Well, the civil rights movement of the 1950s-1960s became a mass movement, or rather a mass media movement since it was the first one that wasn't tucked in and forgotten by the white mainstream.
True. So there is a marked difference both in the outcome (the 1950s and 1960s people achieved stuff) and the perception, but we would be amiss not to mention the fact that there were efforts to better the lot of African Americans almost since there were African Americans. It started out as opposition to the slave trade, turned into abolitionism, found a high water mark in reconstruction and ultimately morphed into the civil rights movement that gained traction and success in the 1950s and 1960s and is still far from over.
Well a prologue would be great definitely. And you can mention all that. So yes, Plessy vs Ferguson should go there. More crucial and relevant, IMO, is The '30s when the American Communist Party went to the South and organized black neighborhoods, funded lawyers in the Scottboro case and so on.

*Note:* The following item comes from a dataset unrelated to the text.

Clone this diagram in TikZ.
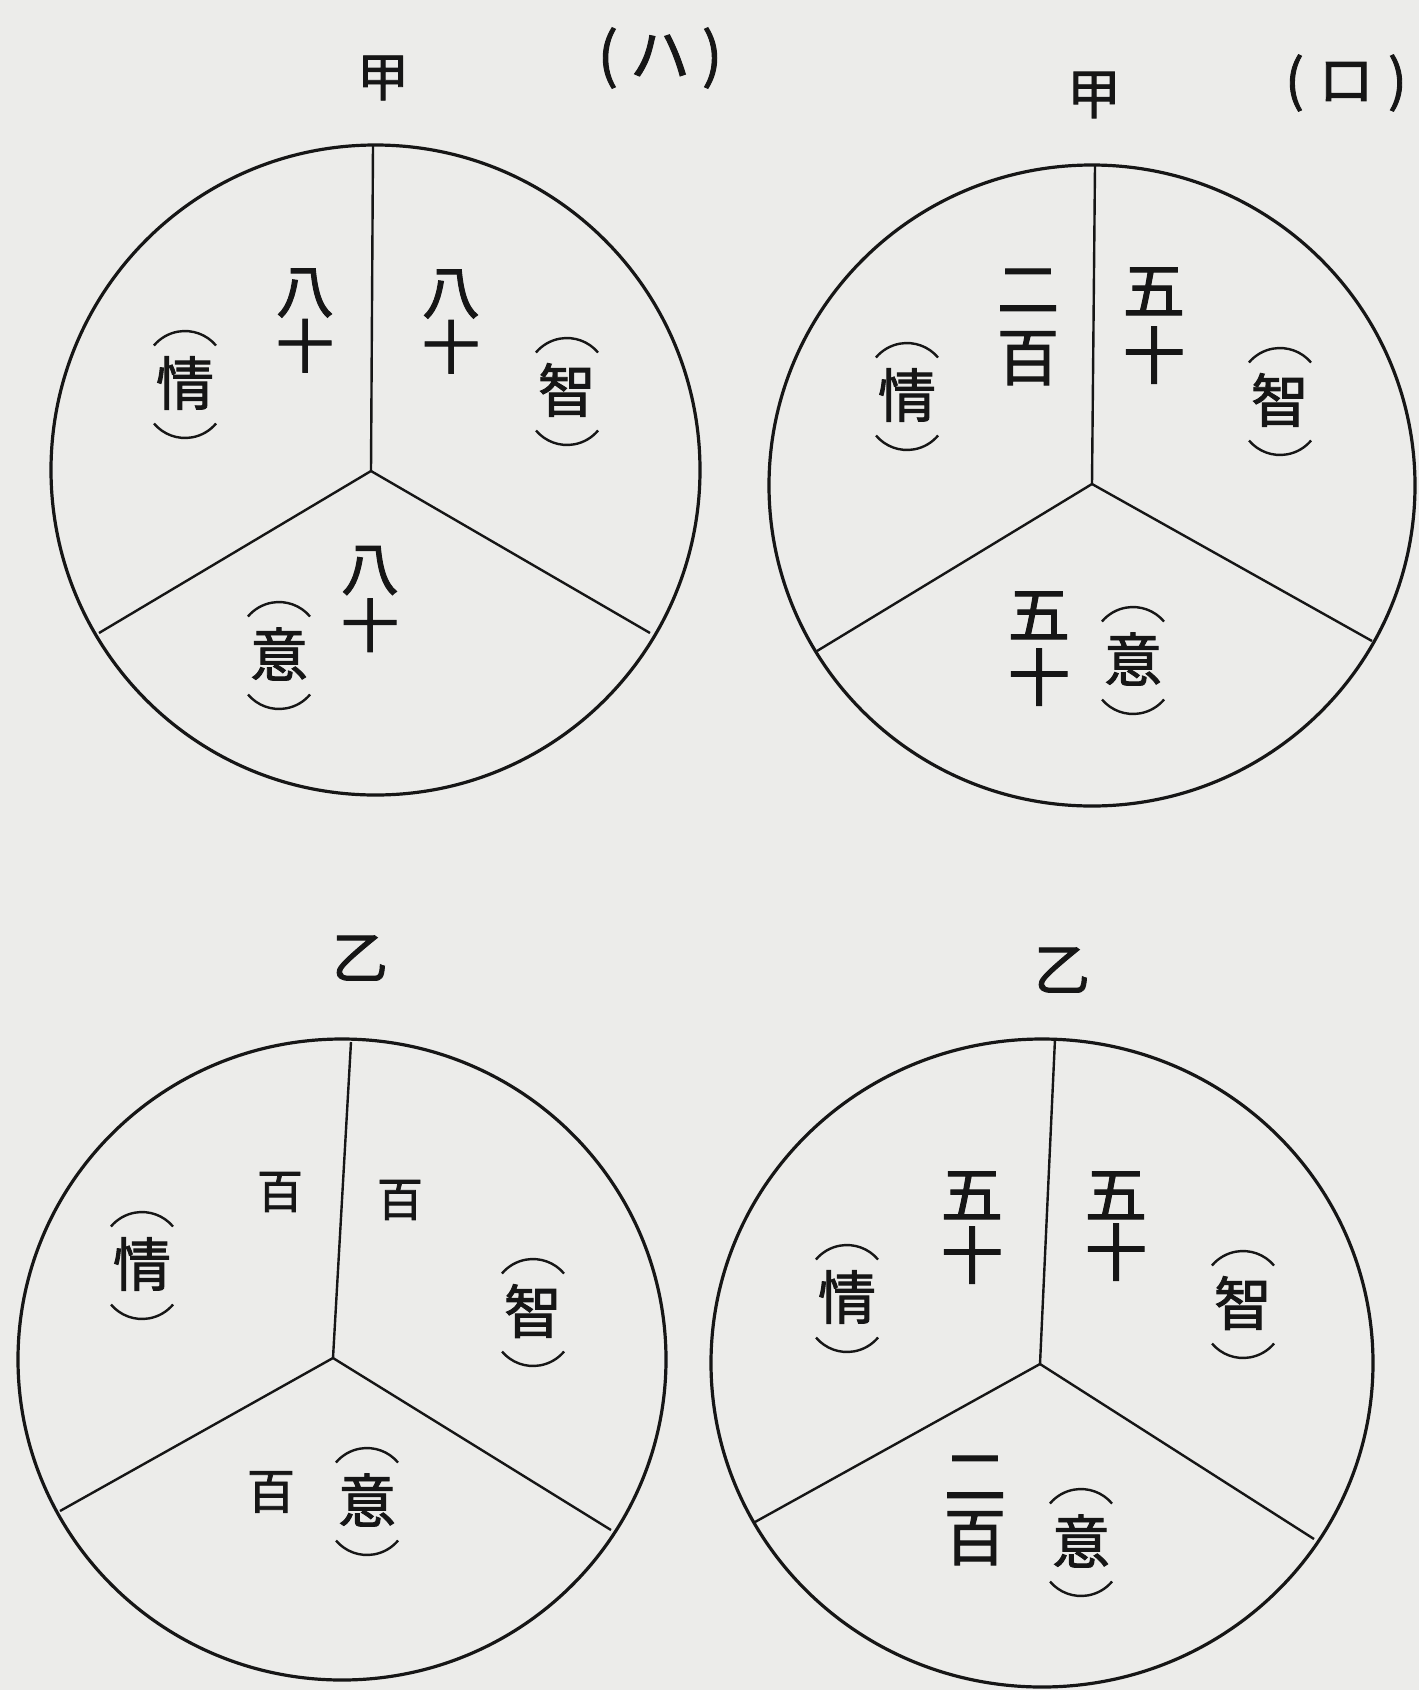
\documentclass[tikz,border=0pt]{standalone}
\usepackage{fontspec}
\newfontfamily\jp[FakeBold=1.6]{Noto Sans CJK JP}
\definecolor{paper}{RGB}{236,236,234}
\definecolor{ink}{RGB}{22,22,22}
\newcommand\plab[3]{%
  \node[lab] (#1) at (#2) {#3};
  \draw[parc] ([shift={(31,37.5)}]#1.center) arc[start angle=40,end angle=140,radius=40.5];
  \draw[parc] ([shift={(-31,-40.5)}]#1.center) arc[start angle=220,end angle=320,radius=40.5];
}
\begin{document}
\begin{tikzpicture}[x=1pt,y=1pt,
  rim/.style={draw=ink, line width=3.2pt},
  spoke/.style={draw=ink, line width=2.4pt},
  parc/.style={draw=ink, line width=2.4pt},
  ttl/.style={inner sep=0pt, text=ink, font=\jp\fontsize{#1}{#1}\selectfont},
  num/.style 2 args={inner sep=0pt, text=ink, align=center, font=\jp\fontsize{#1}{#2}\selectfont},
  lab/.style={inner sep=0pt, text=ink, font=\jp\fontsize{58}{58}\selectfont}]
\fill[paper] (0,0) rectangle (1419,-1690);
\useasboundingbox (0,0) rectangle (1419,-1690);

% ---- circle 1 (ハ) 甲
\coordinate (c1) at (375.5,-470);
\coordinate (j1) at (371,-471);
\coordinate (t1) at (373,-145);
\coordinate (l1) at (99,-633);
\coordinate (r1) at (650,-633);
\draw[rim] (c1) ellipse[x radius=324.5, y radius=325];
\draw[spoke] (t1) -- (j1);
\draw[spoke] (l1) -- (j1) -- (r1);
\node[ttl=52] (k1) at (383,-78) {甲};
\node[ttl=60] (h1) at (660,-58) {(\hspace{12pt}ハ\hspace{12pt})};
\node[num={58}{55}] (n1a) at (305,-320.5) {八\\十};
\node[num={58}{55}] (n1b) at (451,-321.5) {八\\十};
\node[num={58}{57}] (n1c) at (370,-599) {八\\十};
\plab{p1a}{185,-383}{情}
\plab{p1b}{567,-390}{智}
\plab{p1c}{279,-654}{意}

% ---- circle 2 (ロ) 甲
\coordinate (c2) at (1092,-485.5);
\coordinate (j2) at (1092,-484);
\coordinate (t2) at (1095,-166);
\coordinate (l2) at (817,-651);
\coordinate (r2) at (1372,-641);
\draw[rim] (c2) ellipse[x radius=323, y radius=320.5];
\draw[spoke] (t2) -- (j2);
\draw[spoke] (l2) -- (j2) -- (r2);
\node[ttl=54] (k2) at (1094,-95) {甲};
\node[ttl=56] (h2) at (1346,-83) {(\hspace{14pt}ロ\hspace{14pt})};
\node[num={62}{68}] (n2a) at (1028,-327) {二\\百};
\node[num={62}{65}] (n2b) at (1154,-325.5) {五\\十};
\node[num={62}{63}] (n2c) at (1039,-648.5) {五\\十};
\plab{p2a}{907,-395}{情}
\plab{p2b}{1280,-400}{智}
\plab{p2c}{1133,-659}{意}

% ---- circle 3 乙
\coordinate (c3) at (342,-1359.5);
\coordinate (j3) at (333,-1358);
\coordinate (t3) at (351,-1042);
\coordinate (l3) at (60,-1511);
\coordinate (r3) at (611,-1530);
\draw[rim] (c3) ellipse[x radius=324, y radius=320.5];
\draw[spoke] (t3) -- (j3);
\draw[spoke] (l3) -- (j3) -- (r3);
\node[ttl=56] (k3) at (360,-958) {乙};
\node[num={46}{46}] (n3a) at (280,-1192) {百};
\node[num={46}{46}] (n3b) at (400,-1200) {百};
\node[num={48}{48}] (n3c) at (271,-1492) {百};
\plab{p3a}{142,-1264}{情}
\plab{p3b}{533,-1311}{智}
\plab{p3c}{367,-1500}{意}

% ---- circle 4 乙
\coordinate (c4) at (1042,-1363);
\coordinate (j4) at (1040,-1364);
\coordinate (t4) at (1055,-1039);
\coordinate (l4) at (755,-1522);
\coordinate (r4) at (1314,-1539);
\draw[rim] (c4) ellipse[x radius=331, y radius=324];
\draw[spoke] (t4) -- (j4);
\draw[spoke] (l4) -- (j4) -- (r4);
\node[ttl=56] (k4) at (1062,-970) {乙};
\node[num={62}{61}] (n4a) at (972,-1227.5) {五\\十};
\node[num={62}{58}] (n4b) at (1116,-1226) {五\\十};
\node[num={62}{61}] (n4c) at (975,-1510.5) {二\\百};
\plab{p4a}{847,-1297}{情}
\plab{p4b}{1243,-1303}{智}
\plab{p4c}{1081,-1541}{意}
\end{tikzpicture}
\end{document}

The Civil Rights Movement, to put it quite cynically, managed to have the effect it did because it was the first time since Reconstruction that a large number of the fence-sitting whites felt that black people were worth the fuss to take a stand for them. And of course the African-American community having had diverse experiences from earlier failures became more strategic and tactical in organizing their movement. So yes it's important to write all that.
Before this was in Useful Notes, it had these examples. If anyone wants to make an article about it in YKTTW, feel free to use them.
In fiction:
- Mississippi Burning
- Dreamgirls
- Hairspray
- Malcolm X
- Remember The Titans
- Crazy In Alabama
- In The Dark Tower series, Susannah was a Civil Rights activist.
- In The Full Matilda, David is in the Black Panther Party and gets shot at a protest.
- The Help, a book set in 1962, focusing on the lives of two African American maids and their white friend.
- Naughts and Crosses depicts the Civil Rights movement, depicting both peaceful and violent acts of protest- while existing in an Alternate Universe where it is the white (the 'naughts') discriminated against by the blacks (the 'crosses').
- Like many other great historical moments, the Movement is turned on its head by The Onion in Our Dumb Century, especially in the "transcript" of King's renowned speech, "I Had A Really Weird Dream Last Night."
- Robert (Granddad) Freeman of The Boondocks had an involvement in the movement. He still held a grudge against Rosa Parks for "stealing his thunder" (he was sitting next to her on that bus and likewise refused to give up his seat, but the bus driver was only offended by Rosa's unwillingness to move, not his), and once showed up late to a march because he knew they would bring out the hoses and figured he'd bring a raincoat.
"If you aren't him, then you apparently got your brain from the same discount retailer, so..." - Fighteer
Isn't it Older Than They Think ?
Plessy v. Ferguson was precisely a result of the (then) civil rights movement. The only problem was that they lost. The only thing that started somewhere in the late 1940s or 1950s was a civil rights movement that was winning. Now we wouldn't say a sports team started existing once they won stuff, would we?